Whichever you pick, you can switch later without losing your history. Both Loox and Yotpo let you import existing reviews, and moving reviews between apps is a normal, low-drama process when you do it carefully, which is covered in the post on moving reviews without losing them.
The honest bottom line
Loox and Yotpo are both good at what they are built for, and neither is a mistake. The mistake is buying the wrong shape of tool for where your store is. Loox is a focused visual reviews app that most single-store Shopify owners will be happy with. Yotpo is a retention platform that earns its cost once loyalty and SMS are real parts of your plan.
If you take three things from this: match the tool to the job, not the brand name. Run the pricing math at your actual order volume, not the sticker price, because both models climb. And if you are early and under $200K, seriously consider staying free on Judge.me until you have a concrete reason to pay.
Reviews are one of the few things on a Shopify store that keep working while you sleep, so it is worth getting the setup right once. Pick the app that fits, wire up the request flow, reply to every review, and let the trust compound. The app matters less than doing the boring parts consistently.
Want someone to run reviews so you don't have to pick the app twice?
Reviews Management handles the setup, the request cadence, replies to every review, and the migration if you switch apps later. Built for Shopify stores that would rather spend the time on the product.
See how Reviews Management works →Or email contact@studioniza.com if you have a specific question about your store. I read every one.
Frequently asked questions
If you're still unsure after reading these, just send the question.
Is Loox or Yotpo better for a new Shopify store? +
For most new stores, Loox. It is cheaper at low order volume, the photo review widgets look good with almost no setup, and you are not paying for loyalty or SMS you will not use yet. Yotpo makes more sense once reviews are part of a bigger retention plan.
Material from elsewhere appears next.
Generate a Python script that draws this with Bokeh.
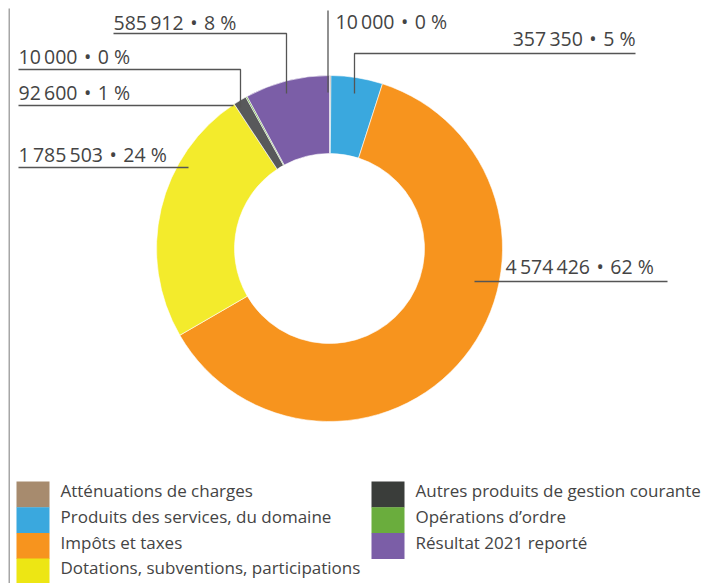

Does Loox have a free plan in 2026? +
Yes. Loox added a free Beginner tier that covers a small store, roughly 100 review request emails a month and a few hundred cumulative orders, with photo reviews and basic widgets included. Video reviews, referrals, and the AI tools sit on the paid Convert plan.
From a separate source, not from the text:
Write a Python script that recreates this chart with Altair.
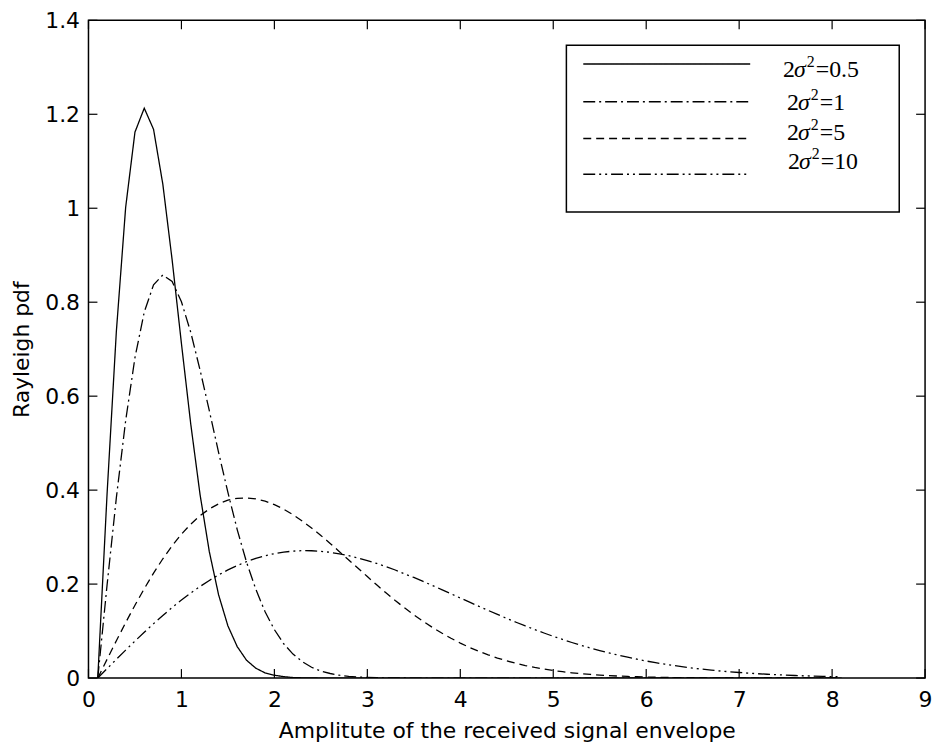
import altair as alt
import pandas as pd

# ---------------- data ----------------
x_values = [
    0.1, 0.2, 0.3, 0.4, 0.5, 0.6, 0.7, 0.8, 0.9, 1.0,
    1.1, 1.2, 1.3, 1.4, 1.5, 1.6, 1.7, 1.8, 1.9, 2.0,
    2.1, 2.2, 2.3, 2.4, 2.5, 2.6, 2.7, 2.8, 2.9, 3.0,
    3.1, 3.2, 3.3, 3.4, 3.5, 3.6, 3.7, 3.8, 3.9, 4.0,
    4.1, 4.2, 4.3, 4.4, 4.5, 4.6, 4.7, 4.8, 4.9, 5.0,
    5.1, 5.2, 5.3, 5.4, 5.5, 5.6, 5.7, 5.8, 5.9, 6.0,
    6.1, 6.2, 6.3, 6.4, 6.5, 6.6, 6.7, 6.8, 6.9, 7.0,
    7.1, 7.2, 7.3, 7.4, 7.5, 7.6, 7.7, 7.8, 7.9, 8.0,
    8.1,
]

pdf_05 = [
    0, 0.392, 0.738, 1.002, 1.162, 1.213, 1.168, 1.051, 0.890, 0.712,
    0.541, 0.391, 0.269, 0.177, 0.111, 0.067, 0.038, 0.021, 0.011, 0.006,
    0.003, 0.001, 0.0005, 0.0002, 0, 0, 0, 0, 0, 0,
    0, 0, 0, 0, 0, 0, 0, 0, 0, 0,
    0, 0, 0, 0, 0, 0, 0, 0, 0, 0,
    0, 0, 0, 0, 0, 0, 0, 0, 0, 0,
    0, 0, 0, 0, 0, 0, 0, 0, 0, 0,
    0, 0, 0, 0, 0, 0, 0, 0, 0, 0,
    0,
]

pdf_1 = [
    0, 0.198, 0.384, 0.548, 0.682, 0.779, 0.837, 0.858, 0.844, 0.801,
    0.736, 0.656, 0.569, 0.480, 0.395, 0.316, 0.247, 0.189, 0.141, 0.103,
    0.073, 0.051, 0.035, 0.023, 0.015, 0.0097, 0.0060, 0.0037, 0.0022, 0.0013,
    0.0007, 0.0004, 0.0002, 0.0001, 0, 0, 0, 0, 0, 0,
    0, 0, 0, 0, 0, 0, 0, 0, 0, 0,
    0, 0, 0, 0, 0, 0, 0, 0, 0, 0,
    0, 0, 0, 0, 0, 0, 0, 0, 0, 0,
    0, 0, 0, 0, 0, 0, 0, 0, 0, 0,
    0,
]

pdf_5 = [
    0, 0.0399, 0.0794, 0.1179, 0.1550, 0.1902, 0.2233, 0.2539, 0.2816, 0.3062,
    0.3275, 0.3455, 0.3599, 0.3709, 0.3785, 0.3826, 0.3835, 0.3815, 0.3767, 0.3692,
    0.3595, 0.3478, 0.3343, 0.3194, 0.3034, 0.2865, 0.2690, 0.2512, 0.2336, 0.2160,
    0.1984, 0.1815, 0.1651, 0.1495, 0.1347, 0.1208, 0.1078, 0.0958, 0.0847, 0.0745,
    0.0652, 0.0569, 0.0494, 0.0426, 0.0365, 0.0314, 0.0267, 0.0227, 0.0192, 0.0161,
    0.0135, 0.0112, 0.0093, 0.0077, 0.0063, 0.0052, 0.0042, 0.0034, 0.0028, 0.0022,
    0.0018, 0.0014, 0.0011, 0.0009, 0.0007, 0.0005, 0.0004, 0.0003, 0.0003, 0.0002,
    0.0002, 0.0001, 0.0001, 0.0001, 0.0001, 0.0001, 0, 0, 0, 0,
    0,
]

pdf_10 = [
    0, 0.0200, 0.0398, 0.0595, 0.0787, 0.0975, 0.1158, 0.1333, 0.1501, 0.1660,
    0.1810, 0.1949, 0.2078, 0.2196, 0.2302, 0.2395, 0.2477, 0.2547, 0.2604, 0.2649,
    0.2681, 0.2702, 0.2712, 0.2710, 0.2698, 0.2676, 0.2645, 0.2604, 0.2556, 0.2501,
    0.2439, 0.2372, 0.2300, 0.2219, 0.2141, 0.2057, 0.1970, 0.1883, 0.1794, 0.1704,
    0.1615, 0.1527, 0.1440, 0.1354, 0.1270, 0.1188, 0.1109, 0.1032, 0.0959, 0.0888,
    0.0821, 0.0757, 0.0696, 0.0639, 0.0585, 0.0534, 0.0487, 0.0443, 0.0401, 0.0363,
    0.0328, 0.0295, 0.0265, 0.0238, 0.0213, 0.0190, 0.0169, 0.0150, 0.0133, 0.0118,
    0.0104, 0.0092, 0.0081, 0.0071, 0.0062, 0.0054, 0.0047, 0.0041, 0.0036, 0.0031,
    0.0027,
]

series_values = ["0.5", "1", "5", "10"]          # values of 2*sigma^2
x_ticks = [0, 1, 2, 3, 4, 5, 6, 7, 8, 9]
y_ticks = [0, 0.2, 0.4, 0.6, 0.8, 1, 1.2, 1.4]

x_title = "Amplitute of the received signal envelope"
y_title = "Rayleigh pdf"

# ---------------- styling ----------------
W, H = 842, 662
TICK = 9
dashes = [[1, 0], [12, 4, 2, 4], [8, 5], [12, 4, 2, 4, 2, 4]]
SANS = "DejaVu Sans"
SERIF = "Liberation Serif"

frames = []
for lab, ys in zip(series_values, [pdf_05, pdf_1, pdf_5, pdf_10]):
    frames.append(pd.DataFrame({"x": x_values, "y": ys, "s": lab}))
df = pd.concat(frames, ignore_index=True)

xscale = alt.Scale(domain=[0, 9], nice=False, zero=False)
yscale = alt.Scale(domain=[0, 1.4], nice=False)

x_axis = alt.Axis(
    values=x_ticks, domain=False, ticks=False, tickSize=0, grid=False,
    labelPadding=12, labelFont=SANS, labelFontSize=22, labelColor="black",
    labelFlush=False, labelOverlap=False,
    labelExpr="toString(datum.value)",
    titleFont=SANS, titleFontSize=22, titleFontWeight="normal", titleColor="black",
    titleY=60, titleBaseline="alphabetic",
)
y_axis = alt.Axis(
    values=y_ticks, domain=False, ticks=False, tickSize=0, grid=False,
    labelPadding=9, labelFont=SANS, labelFontSize=22, labelColor="black",
    labelFlush=False, labelOverlap=False,
    labelExpr="toString(datum.value)",
    titleFont=SANS, titleFontSize=22, titleFontWeight="normal", titleColor="black",
    titleX=-60, titleBaseline="alphabetic",
)

lines = alt.Chart(df).mark_line(color="black", strokeWidth=1.3, clip=True).encode(
    x=alt.X("x:Q", scale=xscale, axis=x_axis, title=x_title),
    y=alt.Y("y:Q", scale=yscale, axis=y_axis, title=y_title),
    strokeDash=alt.StrokeDash(
        "s:N", scale=alt.Scale(domain=series_values, range=dashes), legend=None
    ),
)

tx = pd.DataFrame({"v": x_ticks})
ty = pd.DataFrame({"v": y_ticks})
tick_style = dict(color="black", strokeWidth=1.2)

bottom_ticks = alt.Chart(tx).mark_rule(**tick_style).encode(
    x=alt.X("v:Q", scale=xscale, axis=None), y=alt.value(H), y2=alt.value(H - TICK))
top_ticks = alt.Chart(tx).mark_rule(**tick_style).encode(
    x=alt.X("v:Q", scale=xscale, axis=None), y=alt.value(0), y2=alt.value(TICK))
left_ticks = alt.Chart(ty).mark_rule(**tick_style).encode(
    y=alt.Y("v:Q", scale=yscale, axis=None), x=alt.value(0), x2=alt.value(TICK))
right_ticks = alt.Chart(ty).mark_rule(**tick_style).encode(
    y=alt.Y("v:Q", scale=yscale, axis=None), x=alt.value(W), x2=alt.value(W - TICK))

# ---------------- legend (drawn as annotation) ----------------
one = alt.Data(values=[{}])
legend_layers = [
    alt.Chart(one).mark_rect(fill="white", stroke="black", strokeWidth=1.5).encode(
        x=alt.value(481), x2=alt.value(816), y=alt.value(25), y2=alt.value(193))
]
line_y = [44, 82, 119, 155]
text_y = [50, 83, 113, 143]
text_x = [699, 703, 703, 704]
for i, lab in enumerate(series_values):
    legend_layers.append(
        alt.Chart(one).mark_rule(color="black", strokeWidth=1.4, strokeDash=dashes[i]).encode(
            x=alt.value(498), x2=alt.value(666), y=alt.value(line_y[i]))
    )
    base = dict(font=SERIF, color="black", align="left", baseline="middle")
    legend_layers.append(
        alt.Chart(one).mark_text(text="2", fontSize=24, **base).encode(
            x=alt.value(text_x[i]), y=alt.value(text_y[i])))
    legend_layers.append(
        alt.Chart(one).mark_text(text="σ", fontSize=24, fontStyle="italic", **base).encode(
            x=alt.value(text_x[i] + 11), y=alt.value(text_y[i])))
    legend_layers.append(
        alt.Chart(one).mark_text(text="2", fontSize=16, **base).encode(
            x=alt.value(text_x[i] + 24), y=alt.value(text_y[i] - 8)))
    legend_layers.append(
        alt.Chart(one).mark_text(text="=" + lab, fontSize=24, **base).encode(
            x=alt.value(text_x[i] + 33), y=alt.value(text_y[i])))

chart = alt.layer(
    lines, bottom_ticks, top_ticks, left_ticks, right_ticks, *legend_layers
).resolve_axis(
    x="independent", y="independent"
).properties(
    width=W, height=H,
    padding={"left": 81, "top": 10, "right": 10, "bottom": 67},
    autosize=alt.AutoSizeParams(type="none"),
    background="white",
).configure_view(stroke="black", strokeWidth=1.5)

chart.save("out.html", embed_options={"renderer": "svg", "actions": False})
Does Loox do SMS review requests? +
No. Loox sends review requests by email only. If you want to ask for reviews over SMS, Yotpo supports that because SMS is one of its product lines, though it is a separate paid channel with its own per-message cost.
Will Loox or Yotpo reviews show as Google star ratings? +
Both can. Each app supports the product review rich snippet that puts star ratings on your Google search listings, and both feed reviews into Google Shopping. The stars only appear when the review schema on your pages is valid, so installing the app is necessary but not always sufficient.
Is Yotpo worth it for a store doing under $200K a year? +
Usually not for reviews alone. At that stage most stores do not need loyalty, SMS, and retail syndication, which is what Yotpo's price pays for. If you only want review stars on your product pages, Loox or a free option like Judge.me covers it for less.
Can I switch from Yotpo to Loox without losing my reviews? +
Yes. Both apps let you import existing reviews, usually in a few clicks or by CSV, so you keep your review history and star counts when you move. Do the export before you cancel anything, and confirm the reviews mapped to the right products after import.
Which Shopify reviews app has the best free plan? +
Judge.me. Its forever-free tier includes unlimited review requests, photo and video reviews, and the rich snippet for Google stars, which is more than most paid entry tiers offer. For new stores under $200K a year, it is often the honest place to start before paying for Loox or Yotpo.